Picture the typical accountant sitting at their desk, a big list of compliance tasks and chasers to deal with, clients chasing them for work they can’t get to as there are not enough hours in the day. Your clients don’t know how complicated this stuff is, nor what lengths you’ve gone to get the results you have. You’re working flat out, trying to max out your utilisation rate whilst ensuring that jobs show as profitable to management when they review your stats.
You wonder whether there is a better way, you even come up with some ideas on the train when your mind is still whirring on the way home, you’ve seen some cool software on a blog you’ve read that will remove 20% of the work you do freeing you up to actually speak to clients. The next day, you get to work and speak to your partner about it. This is the same partner that prints off their emails to read on paper. Try as you might, you can’t seem to get them to see the benefits, it feels like such a stretch to them, so you go back to your desk to do things the way that they have always been done.

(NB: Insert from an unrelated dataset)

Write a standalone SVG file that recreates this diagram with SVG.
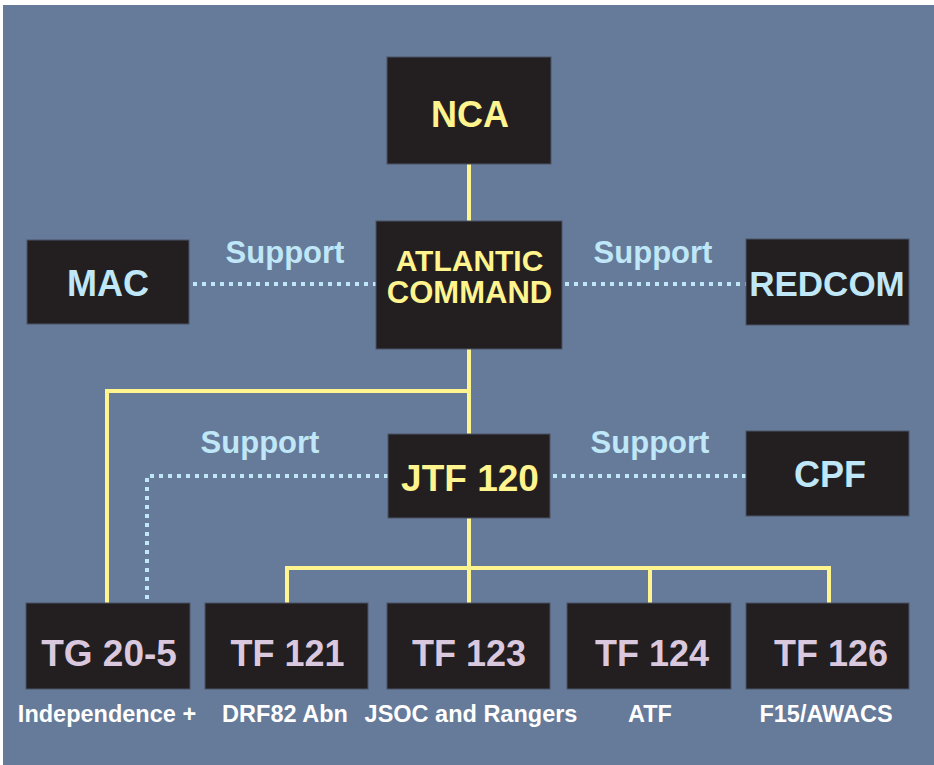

Does this sound like your firm?
Clients today want decision support and guidance on what they should be doing next. They want to know that they have a finance expert who might not know every single rule out there, but they know the risks, where to get the information and can communicate it in a way that makes sense so they have time to action it. It’s helpful to have backward looking metrics to see how things have gone over the past month or quarter, but what should they be doing next to make a difference to their business?
The skill sets required for accountants are changing. It’s been well documented in the accounting press and I’m sure you know deep down that in three to five years, a lot of what you do won’t be necessary or will be so cheap to deliver that clients won’t value it. If they don’t value it, then your firm will struggle to charge for it. If they struggle to charge for it, then you’ll see a hollowing out of the job market for accountants who like to process compliance work, and haven’t future proofed their skill-sets.
It’s not all doom and gloom though. Fortunately, we work in a relationship industry. If we are creative, listen to our clients and help them solve problems we can help them with one of the most important things in their life which is their business. Rather than being afraid of technology we should embrace change and integrate tech into our processes so we have more time to devote to the human side of our work. There will be many accountants who sadly don’t have the ability to do this or will bury their heads in the sand. Unfortunately for them, they will find their job prospects limited over the long term. For those special, underappreciated, intrapreneurial accountants, there is an opportunity to break free from the old model and embrace a new way of working. Working with freedom and creativity to make client’s businesses the best they can be and having a whole load of fun in the process.
1. Is the act of behaving like an entrepreneur while working within an organisation. Intrapreneurship is known as the practice of a corporate management style that integrates risk-taking and innovation approaches, as well as the reward and motivational techniques, that are more traditionally thought of as being the province of entrepreneurship.
So what are the traits of an intrapreneurial accountant?
Emotional intelligence – Are you a people person, strong and able to manage a number of relationships concurrently? Do you empathise with people and understand their perspective? Your ability to listen and distil what motivates your client are are critical to being able to devise a solution for them. Sometimes the solution to a problem might not be readily apparent at first and few people take the effort to really listen to get to the bottom of it.
Willingness to learn and try new things – Every day we deal with new clients and new situations. There’s so much to learn as a company and as individuals. The best people understand this and seek out development opportunities to better themselves. They get a buzz from mastering their skills.
Driven and inquisitive – Do you actually want to do this? You’d be amazed by the amount of times I sit in an interview with a candidate who doesn’t and the gulf between someone who actually enjoys what they are doing and those that have just fallen into it is huge. A driven employee is engaged and feels that they are part of a game. In the right environment, i.e. one where they are supported, trained, well compensated and appreciated, these people will shine. They don’t need tight management, just someone to help them with guidelines and to troubleshoot issues as and when they arise.
Solution focused – Client’s problems and priorities are always shifting. If you’re using your emotional intelligence you’ve got a head start. Clients are forgiving of technical gaps you may have as long as you’re able to solve their problem and find the right resources for them, they’ll trust you and keep coming back.
So there’s lots to consider here. Perhaps it’s time to have a think about they type of firm you should be part of to position yourself for the future. You spend so much of your life at work, it’s so important to make sure that you enjoy what you do and to have the ability to have an impact.